Signs that are more likely to signal a heart attack

Alarm signals that should prompt you to seek immediate attention include: prolonged duration (more than 15 min continuously), associated symptoms such as shortness of breath, palpitations, nausea, vomiting, clamminess/sweating, lightheadedness or fainting, explains Dr. Lozano.

When in doubt, the best thing to do is to err on the side of safety and go to the emergency room. If symptoms resolve spontaneously, visit your primary physician or cardiologist ASAP.

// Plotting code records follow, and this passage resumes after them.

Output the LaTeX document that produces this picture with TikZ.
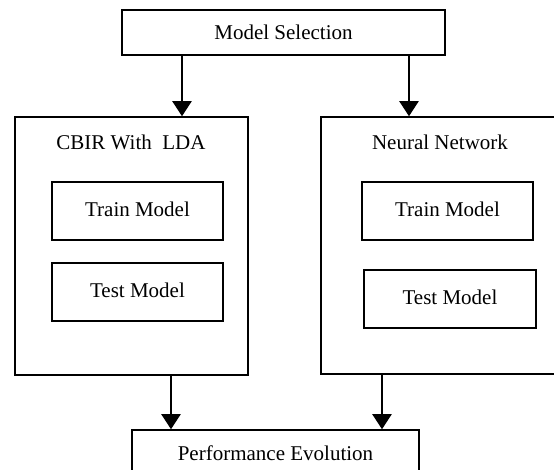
\documentclass[tikz,border=0pt]{standalone}
\usepackage{fontspec}
\setmainfont{Liberation Serif}
\usepackage{tikz}
\usetikzlibrary{arrows.meta}

\tikzset{
    box/.style={draw, line width=0.75pt, inner sep=0pt, font=\fontsize{10.5}{12.6}\selectfont},
    arr/.style={line width=1pt, -{Triangle[length=7.5pt, width=9.5pt]}},
}

\begin{document}
\begin{tikzpicture}[x=0.5pt, y=-0.5pt]
    \useasboundingbox (0, 0) rectangle (554, 470);
    \node [box, minimum width=161.5pt, minimum height=22.5pt] (0) at (283.5, 32.5) {Model Selection};
    % left branch
    \node [box, minimum width=116.5pt, minimum height=129pt] (1) at (131.5, 246) {};
    \node [font=\fontsize{10.5}{12.6}\selectfont] (2) at (131, 142) {CBIR With\ \ LDA};
    \node [box, minimum width=85.5pt, minimum height=29pt] (3) at (137.5, 211) {\raisebox{1.5pt}{Train Model}};
    \node [box, minimum width=85.5pt, minimum height=29pt] (4) at (137.5, 292) {\raisebox{2pt}{Test Model}};
    % right branch
    \node [box, minimum width=120.5pt, minimum height=128.5pt] (5) at (441.5, 245.5) {};
    \node [font=\fontsize{10.5}{12.6}\selectfont] (6) at (440, 142) {Neural Network};
    \node [box, minimum width=85.5pt, minimum height=29pt] (7) at (447.5, 211) {\raisebox{1.5pt}{Train Model}};
    \node [box, minimum width=86pt, minimum height=29pt] (8) at (450, 299) {\raisebox{2pt}{Test Model}};
    % result
    \node [box, minimum width=143.5pt, minimum height=23pt] (9) at (275.5, 453) {Performance Evolution};
    % arrows
    \path ([xshift=-50.75pt]0.south) coordinate (a) ([xshift=62.75pt]0.south) coordinate (b);
    \draw [arr] (a) to (a |- 1.north);
    \draw [arr] (b) to (b |- 5.north);
    \path ([xshift=-52.25pt]9.north) coordinate (c) ([xshift=53.25pt]9.north) coordinate (d);
    \draw [arr] (1.south -| c) to (c);
    \draw [arr] (5.south -| d) to (d);
\end{tikzpicture}
\end{document}
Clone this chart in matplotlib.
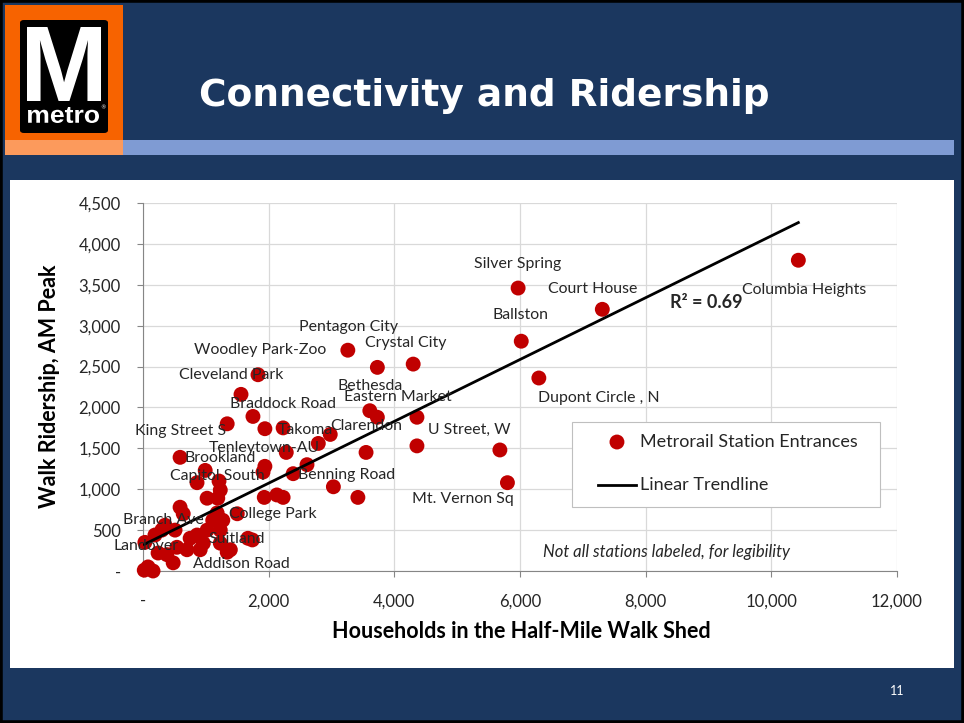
import matplotlib
matplotlib.use("Agg")
import matplotlib.pyplot as plt
from matplotlib.patches import Rectangle, FancyBboxPatch, PathPatch
from matplotlib.textpath import TextPath
from matplotlib.font_manager import FontProperties
from matplotlib.transforms import Affine2D, IdentityTransform
from matplotlib.ticker import FuncFormatter

# households in half-mile walk shed vs walk ridership (AM peak), one point per entrance
households = [
    10430, 5970, 7310, 6020, 6300, 3260, 3730, 4300, 1830, 1560,
    1750, 1340, 1940, 2230, 3610, 3730, 4360, 4360, 3550, 2980,
    2790, 2280, 590, 1940, 1910, 2610, 2390, 990, 860, 1210,
    1230, 1020, 1190, 1930, 2230, 3030, 3420, 5680, 5800, 590,
    640, 1180, 1270, 1500, 1110, 1020, 1230, 860, 350, 300,
    190, 30, 750, 1670, 1740, 1230, 1390, 540, 910, 240,
    480, 80, 20, 160, 380, 700, 1340, 960, 510, 2130,
]
walk_riders = [
    3800, 3460, 3200, 2810, 2360, 2700, 2490, 2530, 2400, 2160,
    1890, 1800, 1740, 1750, 1960, 1880, 1880, 1530, 1450, 1670,
    1560, 1450, 1390, 1280, 1210, 1300, 1190, 1230, 1080, 1100,
    990, 890, 890, 900, 900, 1030, 900, 1480, 1080, 780,
    700, 710, 620, 700, 620, 500, 500, 440, 560, 500,
    440, 350, 400, 400, 380, 340, 260, 290, 260, 220,
    100, 50, 10, 0, 200, 260, 230, 340, 500, 930,
]

# labelled stations and where Excel put the label text
label_names = [
    "Silver Spring", "Court House", "Columbia Heights", "Ballston",
    "Pentagon City", "Woodley Park-Zoo", "Crystal City", "Cleveland Park",
    "Bethesda", "Eastern Market", "Braddock Road", "Dupont Circle , N",
    "King Street S", "Takoma", "Clarendon", "U Street, W", "Tenleytown-AU",
    "Brookland", "Capitol South", "Benning Road", "Mt. Vernon Sq",
    "Branch Ave", "College Park", "Suitland", "Landover", "Addison Road",
]
label_xy = [
    (5970, 3752), (7164, 3446), (10523, 3434), (6002, 3128),
    (3264, 2982), (1863, 2701), (4187, 2786), (1401, 2395),
    (3614, 2261), (4060, 2126), (2229, 2041), (7260, 2114),
    (605, 1711), (2579, 1723), (3550, 1772), (5190, 1723), (1926, 1503),
    (1226, 1381), (1178, 1161), (3232, 1173), (5094, 880),
    (318, 623), (2070, 697), (1496, 391), (48, 306), (1560, 86),
]

# trendline
trend_slope = 0.378
trend_intercept = 318
r_squared = 0.69

x_ticks = [0, 2000, 4000, 6000, 8000, 10000, 12000]
y_ticks = [0, 500, 1000, 1500, 2000, 2500, 3000, 3500, 4000, 4500]

NAVY = "#1b375f"
RED = "#c00000"
FONT = "Lato"
W, H = 964, 723


def fx(px):
    return px / W


def fy(py):
    return 1 - py / H


fig = plt.figure(figsize=(W / 100, H / 100), dpi=100)
fig.patch.set_facecolor(NAVY)


def add_rect(x, y, w, h, **kw):
    fig.patches.append(Rectangle((fx(x), fy(y + h)), fx(w), h / H,
                                 transform=fig.transFigure, zorder=-1, **kw))


def boxed_text(s, x0, y0, x1, y1, prop):
    # squeeze a glyph run into a pixel box (top-left origin), like the logo art
    path = TextPath((0, 0), s, size=100, prop=prop)
    ext = path.get_extents()
    tr = (Affine2D().translate(-ext.x0, -ext.y0)
          .scale((x1 - x0) / ext.width, (y1 - y0) / ext.height)
          .translate(x0, H - y1))
    patch = PathPatch(tr.transform_path(path), fc="white", ec="none",
                      transform=IdentityTransform())
    fig.add_artist(patch)


# slide chrome
add_rect(0, 0, W, H, fill=False, ec="black", lw=4)
add_rect(5, 5, 118, 135, fc="#f76300", ec="none")
add_rect(5, 140, 118, 15, fc="#fc9a5c", ec="none")
add_rect(123, 140, 831, 15, fc="#7f9bd3", ec="none")
add_rect(10, 180, 944, 488, fc="white", ec="none")
fig.patches.append(FancyBboxPatch((fx(20), fy(133)), fx(88), 113 / H,
                                  boxstyle="round,pad=0,rounding_size=0.004",
                                  transform=fig.transFigure, fc="black", ec="none",
                                  zorder=-1))
boxed_text("M", 27, 27, 101, 101, FontProperties(family="Liberation Sans", weight="bold"))
boxed_text("metro", 28, 107, 99, 123, FontProperties(family="Liberation Sans", weight="bold"))
fig.text(fx(103), fy(108), "\u00ae", color="white", fontsize=4,
         ha="center", va="center")
fig.text(fx(484), fy(96), "Connectivity and Ridership", color="white",
         fontsize=27, fontweight="bold", family="DejaVu Sans",
         ha="center", va="center")
fig.text(fx(897), fy(691), "11", color="white", fontsize=9, family=FONT,
         ha="center", va="center")

ax = fig.add_axes([fx(143), fy(571), fx(754), 368 / H])
ax.set_zorder(2)
ax.set_facecolor("white")
ax.set_xlim(0, 12000)
ax.set_ylim(0, 4500)

ax.scatter(households, walk_riders, s=115, color=RED, edgecolors="none",
           zorder=3, clip_on=False)
x0, x1 = min(households), max(households)
ax.plot([x0, x1], [trend_slope * x0 + trend_intercept, trend_slope * x1 + trend_intercept],
        color="black", lw=2, zorder=4)

for name, (lx, ly) in zip(label_names, label_xy):
    ax.text(lx, ly, name, fontsize=11.4, family=FONT, color="#262626",
            ha="center", va="center", zorder=5)
ax.text(8963, 3287, f"R\u00b2 = {r_squared:.2f}", fontsize=13, fontweight="bold",
        family=FONT, color="#262626", ha="center", va="center", zorder=5)
ax.text(8326, 232, "Not all stations labeled, for legibility", fontsize=12,
        style="italic", family=FONT, color="#262626", ha="center", va="center")

fmt = FuncFormatter(lambda v, _: "-" if v == 0 else f"{v:,.0f}")
ax.set_xticks(x_ticks)
ax.set_yticks(y_ticks)
ax.xaxis.set_major_formatter(fmt)
ax.yaxis.set_major_formatter(fmt)
ax.tick_params(length=4, color="#868686", labelsize=12, pad=12, labelcolor="#262626")
for lab in ax.get_xticklabels() + ax.get_yticklabels():
    lab.set_family(FONT)
ax.grid(True, color="#d9d9d9", lw=0.9)
ax.set_axisbelow(True)
for side in ("top", "right"):
    ax.spines[side].set_visible(False)
for side in ("left", "bottom"):
    ax.spines[side].set_color("#868686")

fig.text(fx(521), fy(632), "Households in the Half-Mile Walk Shed", fontsize=15.5,
         fontweight="bold", family=FONT, color="black", ha="center", va="center")
fig.text(fx(50), fy(386), "Walk Ridership, AM Peak", fontsize=15.5, rotation=90,
         fontweight="bold", family=FONT, color="black", ha="center", va="center")

# legend drawn by hand to get Excel's padding
ax.add_patch(Rectangle((0.569, 0.174), 0.4085, 0.231, transform=ax.transAxes,
                       fc="white", ec="#bfbfbf", lw=0.8, zorder=6))
ax.scatter([0.6286], [0.3505], s=115, color=RED, edgecolors="none",
           transform=ax.transAxes, zorder=7)
ax.plot([0.6034, 0.6538], [0.2337, 0.2337], color="black", lw=2,
        transform=ax.transAxes, zorder=7)
ax.text(0.6592, 0.3505, "Metrorail Station Entrances", transform=ax.transAxes,
        fontsize=13, family=FONT, color="#262626", va="center", zorder=7)
ax.text(0.6592, 0.2337, "Linear Trendline", transform=ax.transAxes,
        fontsize=13, family=FONT, color="#262626", va="center", zorder=7)

fig.savefig("out.png", dpi=100, facecolor=fig.get_facecolor())
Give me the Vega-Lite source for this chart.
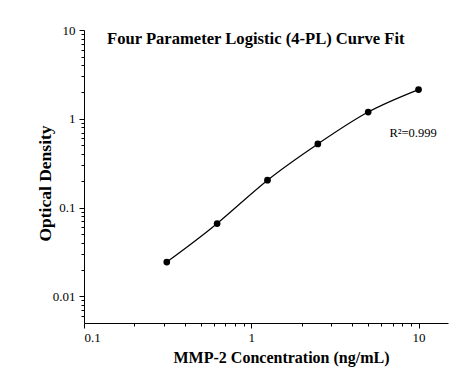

Signs that are more likely to signal heartburn

If the pain consistently happens while resting, after eating spicy or greasy food or when lying down shortly after eating and is accompanied by burping, belching, abdominal bloating, and an acid/bitter taste in the mouth, odds favor heartburn, Dr. Lozano says. If the pain is triggered by exertion, physical/emotional stress and is accompanied by shortness of breath, palpitations, nausea, vomiting, clamminess/sweating, lightheadedness or fainting, it's probably cardiac.

Your doctor or the ER doctor will run an EKG and blood tests called Troponin to rule out a heart attack. You may need to be evaluated with a CT scan of the coronary arteries or heart catheterization to evaluate the status of your coronary arteries and rule out blockage that could lead to heart attack and chest pain.

What types of conditions can lead to chest pain?

The list includes heart attack and angina, a clot in the lung, dissecting aneurysm, acid reflux, esophageal spasm, pleurisy, musculoskeletal pain, gallstones and pancreatitis.

Only your doctor can differentiate among these conditions after a physical examination and running blood tests, EKG, US and sometimes more invasive tests like heart catheterization and EGD.

Multiple organs like the heart and the esophagus/stomach are enervated with the vagus nerves, which transmit the pain signals to the brain from the affected sick organs. That explains why it is hard to pinpoint the origin of the pain by depending on symptoms alone.

What digestive conditions signal chest pain?

When it comes to acid reflux, chest pain can be triggered by eating fatty food, spicy food or carbonated beverages, but still, you always have to rule out the heart as a cause of chest pain by seeking medical help. After ruling out a heart attack and angina, your doctor might treat you for acid reflux or send you to see a gastroenterology (GI) specialist to rule out esophageal disorders such as acid reflux and esophageal spasm or gallbladder disease, he says.

Symptoms you may not expect

There can also be some unusual symptoms that you might not expect. Certain populations such as women, diabetics and the elderly tend to present with atypical or unusual signs of heart attack or with no symptoms at all ("silent heart attack), Dr. Lozano says. Some of the most common unusual symptoms include jaw pain, neck pain, toothache, shoulder-blade pain, arm or shoulder pain, shortness of breath, fainting, chest discomfort/pressure/tightness.

When in doubt
If you're unsure if your chest pain is caused by indigestion or a heart attack, have it checked out. Always err on the side of caution!